Your instructions –
Will you output all of the data below exactly, omitting the images?

Recorded information –
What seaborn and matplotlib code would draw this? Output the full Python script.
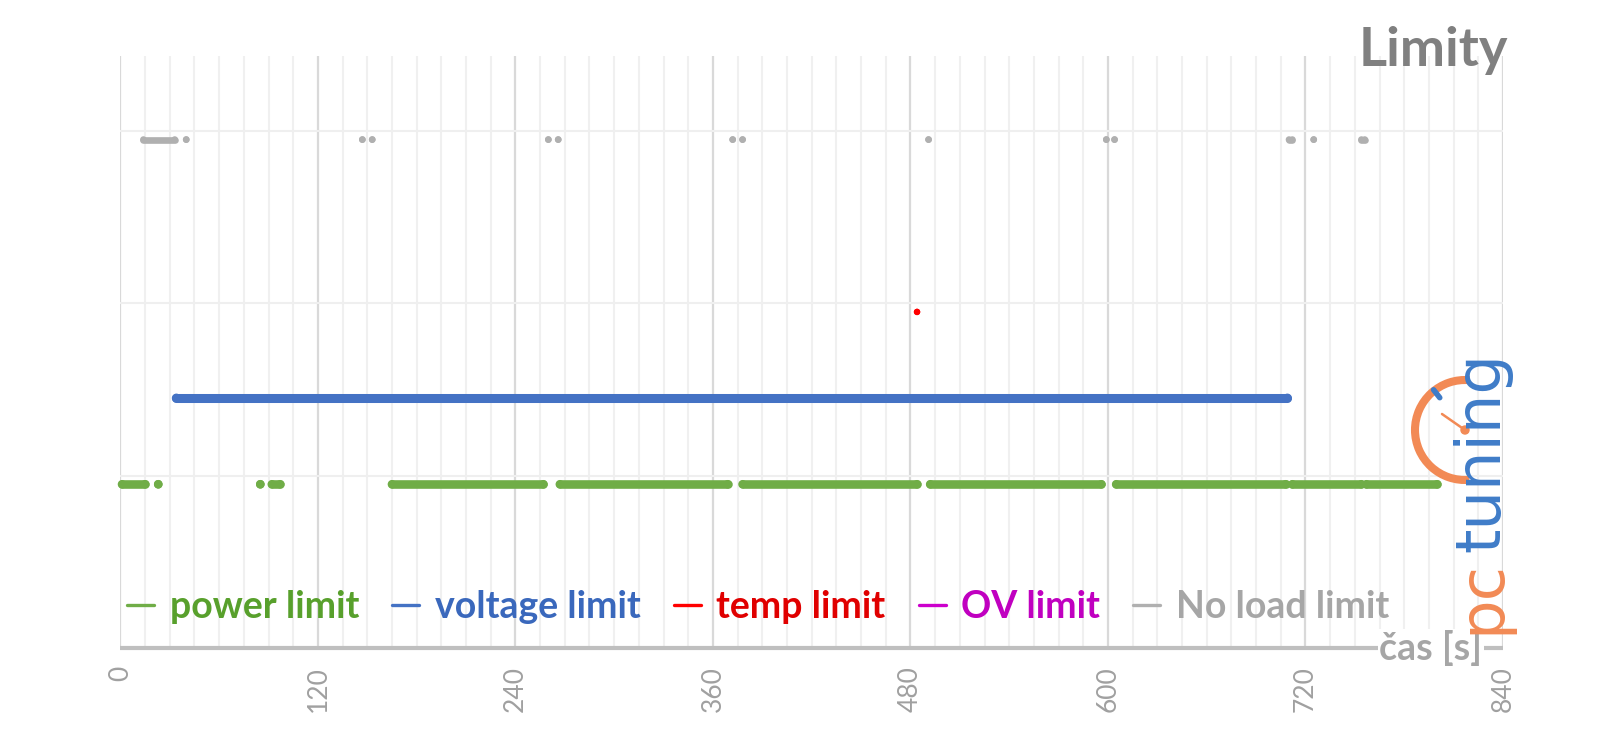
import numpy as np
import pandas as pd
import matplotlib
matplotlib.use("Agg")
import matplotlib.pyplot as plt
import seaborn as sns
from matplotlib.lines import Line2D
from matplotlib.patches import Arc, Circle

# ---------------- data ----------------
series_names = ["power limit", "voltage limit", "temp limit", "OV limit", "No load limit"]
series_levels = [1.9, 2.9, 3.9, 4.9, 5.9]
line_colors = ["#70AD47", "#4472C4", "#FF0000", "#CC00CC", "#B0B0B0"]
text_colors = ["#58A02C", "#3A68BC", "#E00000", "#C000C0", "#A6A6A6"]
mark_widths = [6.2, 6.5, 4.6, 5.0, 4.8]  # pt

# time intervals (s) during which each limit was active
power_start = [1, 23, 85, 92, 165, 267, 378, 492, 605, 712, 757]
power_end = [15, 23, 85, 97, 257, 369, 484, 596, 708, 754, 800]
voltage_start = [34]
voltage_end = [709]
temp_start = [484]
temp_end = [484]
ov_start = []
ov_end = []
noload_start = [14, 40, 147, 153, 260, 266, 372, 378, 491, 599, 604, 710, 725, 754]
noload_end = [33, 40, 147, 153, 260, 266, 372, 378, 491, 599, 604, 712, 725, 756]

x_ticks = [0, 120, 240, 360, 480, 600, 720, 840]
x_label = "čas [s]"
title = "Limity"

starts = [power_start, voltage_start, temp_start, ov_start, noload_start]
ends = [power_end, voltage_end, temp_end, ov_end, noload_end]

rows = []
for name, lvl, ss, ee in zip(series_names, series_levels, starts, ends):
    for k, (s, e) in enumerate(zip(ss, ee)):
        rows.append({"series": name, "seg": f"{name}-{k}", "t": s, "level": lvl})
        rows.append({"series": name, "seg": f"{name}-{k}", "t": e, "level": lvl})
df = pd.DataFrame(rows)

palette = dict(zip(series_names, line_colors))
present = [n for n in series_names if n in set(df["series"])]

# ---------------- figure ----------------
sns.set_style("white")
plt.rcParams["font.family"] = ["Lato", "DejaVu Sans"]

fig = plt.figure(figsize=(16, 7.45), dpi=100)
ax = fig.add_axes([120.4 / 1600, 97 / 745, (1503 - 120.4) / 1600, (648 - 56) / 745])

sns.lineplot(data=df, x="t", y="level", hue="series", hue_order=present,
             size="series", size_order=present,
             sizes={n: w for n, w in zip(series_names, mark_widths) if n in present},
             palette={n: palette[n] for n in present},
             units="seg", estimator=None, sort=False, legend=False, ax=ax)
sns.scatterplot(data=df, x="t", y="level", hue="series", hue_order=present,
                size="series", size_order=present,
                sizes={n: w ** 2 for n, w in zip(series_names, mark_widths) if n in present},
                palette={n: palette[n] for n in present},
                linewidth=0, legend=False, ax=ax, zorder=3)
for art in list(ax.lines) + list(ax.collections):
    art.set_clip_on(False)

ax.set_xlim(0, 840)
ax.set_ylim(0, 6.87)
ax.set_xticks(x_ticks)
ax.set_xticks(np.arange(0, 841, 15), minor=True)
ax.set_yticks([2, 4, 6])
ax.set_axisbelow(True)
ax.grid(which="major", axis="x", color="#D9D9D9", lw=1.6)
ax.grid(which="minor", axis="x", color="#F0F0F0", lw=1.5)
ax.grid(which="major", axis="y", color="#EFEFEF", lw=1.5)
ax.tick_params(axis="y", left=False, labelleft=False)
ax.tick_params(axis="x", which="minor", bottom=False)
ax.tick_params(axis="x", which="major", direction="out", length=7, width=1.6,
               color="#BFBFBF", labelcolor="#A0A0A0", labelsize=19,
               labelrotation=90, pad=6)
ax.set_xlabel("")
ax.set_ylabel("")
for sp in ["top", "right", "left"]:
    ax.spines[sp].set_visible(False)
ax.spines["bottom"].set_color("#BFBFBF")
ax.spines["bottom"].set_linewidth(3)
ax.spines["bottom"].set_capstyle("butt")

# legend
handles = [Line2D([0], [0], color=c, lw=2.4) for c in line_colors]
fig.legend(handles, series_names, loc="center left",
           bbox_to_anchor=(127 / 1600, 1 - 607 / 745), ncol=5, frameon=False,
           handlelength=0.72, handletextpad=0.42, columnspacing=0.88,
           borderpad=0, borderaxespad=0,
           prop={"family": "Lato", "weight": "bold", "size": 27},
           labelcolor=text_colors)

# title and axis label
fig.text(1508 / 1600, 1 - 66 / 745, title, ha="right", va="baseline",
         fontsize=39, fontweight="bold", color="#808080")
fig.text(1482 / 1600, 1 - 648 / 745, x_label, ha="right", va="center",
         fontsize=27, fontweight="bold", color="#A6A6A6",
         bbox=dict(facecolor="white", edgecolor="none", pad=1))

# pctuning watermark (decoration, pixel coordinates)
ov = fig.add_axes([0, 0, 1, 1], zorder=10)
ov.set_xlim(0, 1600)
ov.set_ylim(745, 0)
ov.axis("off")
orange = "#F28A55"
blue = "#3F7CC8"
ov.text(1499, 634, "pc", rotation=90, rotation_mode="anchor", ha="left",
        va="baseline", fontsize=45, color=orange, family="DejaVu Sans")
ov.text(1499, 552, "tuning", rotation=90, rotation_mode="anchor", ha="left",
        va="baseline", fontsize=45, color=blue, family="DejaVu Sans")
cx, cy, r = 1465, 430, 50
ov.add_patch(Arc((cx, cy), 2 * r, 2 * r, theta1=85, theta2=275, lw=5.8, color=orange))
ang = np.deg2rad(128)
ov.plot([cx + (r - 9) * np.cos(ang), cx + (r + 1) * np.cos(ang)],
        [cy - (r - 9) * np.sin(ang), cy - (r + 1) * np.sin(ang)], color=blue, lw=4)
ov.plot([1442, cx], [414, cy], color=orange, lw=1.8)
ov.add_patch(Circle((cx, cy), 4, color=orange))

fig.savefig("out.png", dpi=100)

Response to this exercise –
What seaborn and matplotlib code would draw this? Output the full Python script.
import numpy as np
import pandas as pd
import matplotlib
matplotlib.use("Agg")
import matplotlib.pyplot as plt
import seaborn as sns
from matplotlib.lines import Line2D
from matplotlib.patches import Arc, Circle

# ---------------- data ----------------
series_names = ["power limit", "voltage limit", "temp limit", "OV limit", "No load limit"]
series_levels = [1.9, 2.9, 3.9, 4.9, 5.9]
line_colors = ["#70AD47", "#4472C4", "#FF0000", "#CC00CC", "#B0B0B0"]
text_colors = ["#58A02C", "#3A68BC", "#E00000", "#C000C0", "#A6A6A6"]
mark_widths = [6.2, 6.5, 4.6, 5.0, 4.8]  # pt

# time intervals (s) during which each limit was active
power_start = [1, 23, 85, 92, 165, 267, 378, 492, 605, 712, 757]
power_end = [15, 23, 85, 97, 257, 369, 484, 596, 708, 754, 800]
voltage_start = [34]
voltage_end = [709]
temp_start = [484]
temp_end = [484]
ov_start = []
ov_end = []
noload_start = [14, 40, 147, 153, 260, 266, 372, 378, 491, 599, 604, 710, 725, 754]
noload_end = [33, 40, 147, 153, 260, 266, 372, 378, 491, 599, 604, 712, 725, 756]

x_ticks = [0, 120, 240, 360, 480, 600, 720, 840]
x_label = "čas [s]"
title = "Limity"

starts = [power_start, voltage_start, temp_start, ov_start, noload_start]
ends = [power_end, voltage_end, temp_end, ov_end, noload_end]

rows = []
for name, lvl, ss, ee in zip(series_names, series_levels, starts, ends):
    for k, (s, e) in enumerate(zip(ss, ee)):
        rows.append({"series": name, "seg": f"{name}-{k}", "t": s, "level": lvl})
        rows.append({"series": name, "seg": f"{name}-{k}", "t": e, "level": lvl})
df = pd.DataFrame(rows)

palette = dict(zip(series_names, line_colors))
present = [n for n in series_names if n in set(df["series"])]

# ---------------- figure ----------------
sns.set_style("white")
plt.rcParams["font.family"] = ["Lato", "DejaVu Sans"]

fig = plt.figure(figsize=(16, 7.45), dpi=100)
ax = fig.add_axes([120.4 / 1600, 97 / 745, (1503 - 120.4) / 1600, (648 - 56) / 745])

sns.lineplot(data=df, x="t", y="level", hue="series", hue_order=present,
             size="series", size_order=present,
             sizes={n: w for n, w in zip(series_names, mark_widths) if n in present},
             palette={n: palette[n] for n in present},
             units="seg", estimator=None, sort=False, legend=False, ax=ax)
sns.scatterplot(data=df, x="t", y="level", hue="series", hue_order=present,
                size="series", size_order=present,
                sizes={n: w ** 2 for n, w in zip(series_names, mark_widths) if n in present},
                palette={n: palette[n] for n in present},
                linewidth=0, legend=False, ax=ax, zorder=3)
for art in list(ax.lines) + list(ax.collections):
    art.set_clip_on(False)

ax.set_xlim(0, 840)
ax.set_ylim(0, 6.87)
ax.set_xticks(x_ticks)
ax.set_xticks(np.arange(0, 841, 15), minor=True)
ax.set_yticks([2, 4, 6])
ax.set_axisbelow(True)
ax.grid(which="major", axis="x", color="#D9D9D9", lw=1.6)
ax.grid(which="minor", axis="x", color="#F0F0F0", lw=1.5)
ax.grid(which="major", axis="y", color="#EFEFEF", lw=1.5)
ax.tick_params(axis="y", left=False, labelleft=False)
ax.tick_params(axis="x", which="minor", bottom=False)
ax.tick_params(axis="x", which="major", direction="out", length=7, width=1.6,
               color="#BFBFBF", labelcolor="#A0A0A0", labelsize=19,
               labelrotation=90, pad=6)
ax.set_xlabel("")
ax.set_ylabel("")
for sp in ["top", "right", "left"]:
    ax.spines[sp].set_visible(False)
ax.spines["bottom"].set_color("#BFBFBF")
ax.spines["bottom"].set_linewidth(3)
ax.spines["bottom"].set_capstyle("butt")

# legend
handles = [Line2D([0], [0], color=c, lw=2.4) for c in line_colors]
fig.legend(handles, series_names, loc="center left",
           bbox_to_anchor=(127 / 1600, 1 - 607 / 745), ncol=5, frameon=False,
           handlelength=0.72, handletextpad=0.42, columnspacing=0.88,
           borderpad=0, borderaxespad=0,
           prop={"family": "Lato", "weight": "bold", "size": 27},
           labelcolor=text_colors)

# title and axis label
fig.text(1508 / 1600, 1 - 66 / 745, title, ha="right", va="baseline",
         fontsize=39, fontweight="bold", color="#808080")
fig.text(1482 / 1600, 1 - 648 / 745, x_label, ha="right", va="center",
         fontsize=27, fontweight="bold", color="#A6A6A6",
         bbox=dict(facecolor="white", edgecolor="none", pad=1))

# pctuning watermark (decoration, pixel coordinates)
ov = fig.add_axes([0, 0, 1, 1], zorder=10)
ov.set_xlim(0, 1600)
ov.set_ylim(745, 0)
ov.axis("off")
orange = "#F28A55"
blue = "#3F7CC8"
ov.text(1499, 634, "pc", rotation=90, rotation_mode="anchor", ha="left",
        va="baseline", fontsize=45, color=orange, family="DejaVu Sans")
ov.text(1499, 552, "tuning", rotation=90, rotation_mode="anchor", ha="left",
        va="baseline", fontsize=45, color=blue, family="DejaVu Sans")
cx, cy, r = 1465, 430, 50
ov.add_patch(Arc((cx, cy), 2 * r, 2 * r, theta1=85, theta2=275, lw=5.8, color=orange))
ang = np.deg2rad(128)
ov.plot([cx + (r - 9) * np.cos(ang), cx + (r + 1) * np.cos(ang)],
        [cy - (r - 9) * np.sin(ang), cy - (r + 1) * np.sin(ang)], color=blue, lw=4)
ov.plot([1442, cx], [414, cy], color=orange, lw=1.8)
ov.add_patch(Circle((cx, cy), 4, color=orange))

fig.savefig("out.png", dpi=100)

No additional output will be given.